(TASK BRIEF): Write out the data again exactly, skipping every picture.

(RAW DATA):
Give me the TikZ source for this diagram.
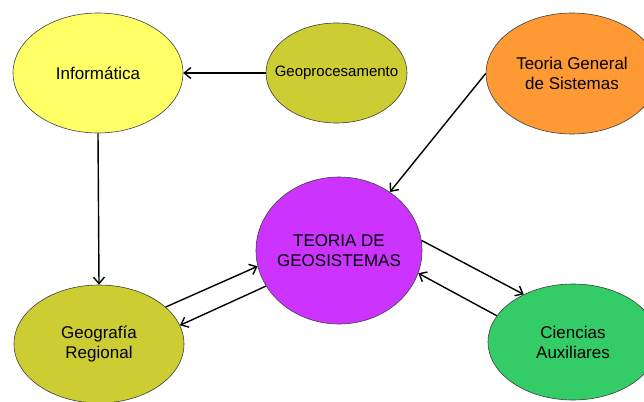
\documentclass[tikz,border=0pt]{standalone}
\usepackage{fontspec}
\setmainfont{Liberation Sans}
\usetikzlibrary{shapes.geometric,arrows.meta}
\definecolor{cinf}{HTML}{FFFF66}
\definecolor{colive}{HTML}{CCCC33}
\definecolor{corange}{HTML}{FF9933}
\definecolor{cmag}{HTML}{CC33FF}
\definecolor{cgreen}{HTML}{33CC66}
\tikzset{
  bubble/.style={ellipse, draw=black!75, line width=0.6pt, inner sep=-15pt, align=center,
    font=\fontsize{17}{20}\selectfont},
  link/.style={line width=1.4pt, -{Straight Barb[length=6.5pt,width=11pt,line width=1.4pt]}}
}
\begin{document}
\begin{tikzpicture}[x=1pt,y=-1pt]
\useasboundingbox (0,0) rectangle (644,401);
\clip (0,0) rectangle (644,401);
\fill[white] (0,0) rectangle (644,401);
\node[bubble, fill=cinf, minimum width=170pt, minimum height=120pt] (inf) at (98,73) {Informática};
\node[bubble, fill=colive, minimum width=141pt, minimum height=100pt, font=\fontsize{15}{18}\selectfont] (geop) at (336.5,73) {Geoprocesamento};
\node[bubble, fill=corange, minimum width=172pt, minimum height=121pt] (tgs) at (572,73.5) {Teoria General\\de Sistemas};
\node[bubble, fill=cmag, minimum width=166pt, minimum height=147pt] (teo) at (339,250.5) {TEORIA DE\\GEOSISTEMAS};
\node[bubble, fill=colive, minimum width=170pt, minimum height=118pt] (geo) at (99,344) {Geografía\\Regional};
\node[bubble, fill=cgreen, minimum width=170pt, minimum height=116pt] (cie) at (573,342) {Ciencias\\Auxiliares};
\draw[link] (geop.west) -- (inf.east);
\draw[link] (inf.south) -- (geo.north);
\draw[link] (tgs.180.5) -- (teo.49);
\draw[link] (geo.29) -- (teo.191);
\draw[link] (teo.206) -- (geo.13);
\draw[link] (teo.7) -- (cie.136);
\draw[link] (cie.161) -- (teo.344.5);
\end{tikzpicture}
\end{document}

(SOLUTION TO THE PROBLEM):
Give me the TikZ source for this diagram.
\documentclass[tikz,border=0pt]{standalone}
\usepackage{fontspec}
\setmainfont{Liberation Sans}
\usetikzlibrary{shapes.geometric,arrows.meta}
\definecolor{cinf}{HTML}{FFFF66}
\definecolor{colive}{HTML}{CCCC33}
\definecolor{corange}{HTML}{FF9933}
\definecolor{cmag}{HTML}{CC33FF}
\definecolor{cgreen}{HTML}{33CC66}
\tikzset{
  bubble/.style={ellipse, draw=black!75, line width=0.6pt, inner sep=-15pt, align=center,
    font=\fontsize{17}{20}\selectfont},
  link/.style={line width=1.4pt, -{Straight Barb[length=6.5pt,width=11pt,line width=1.4pt]}}
}
\begin{document}
\begin{tikzpicture}[x=1pt,y=-1pt]
\useasboundingbox (0,0) rectangle (644,401);
\clip (0,0) rectangle (644,401);
\fill[white] (0,0) rectangle (644,401);
\node[bubble, fill=cinf, minimum width=170pt, minimum height=120pt] (inf) at (98,73) {Informática};
\node[bubble, fill=colive, minimum width=141pt, minimum height=100pt, font=\fontsize{15}{18}\selectfont] (geop) at (336.5,73) {Geoprocesamento};
\node[bubble, fill=corange, minimum width=172pt, minimum height=121pt] (tgs) at (572,73.5) {Teoria General\\de Sistemas};
\node[bubble, fill=cmag, minimum width=166pt, minimum height=147pt] (teo) at (339,250.5) {TEORIA DE\\GEOSISTEMAS};
\node[bubble, fill=colive, minimum width=170pt, minimum height=118pt] (geo) at (99,344) {Geografía\\Regional};
\node[bubble, fill=cgreen, minimum width=170pt, minimum height=116pt] (cie) at (573,342) {Ciencias\\Auxiliares};
\draw[link] (geop.west) -- (inf.east);
\draw[link] (inf.south) -- (geo.north);
\draw[link] (tgs.180.5) -- (teo.49);
\draw[link] (geo.29) -- (teo.191);
\draw[link] (teo.206) -- (geo.13);
\draw[link] (teo.7) -- (cie.136);
\draw[link] (cie.161) -- (teo.344.5);
\end{tikzpicture}
\end{document}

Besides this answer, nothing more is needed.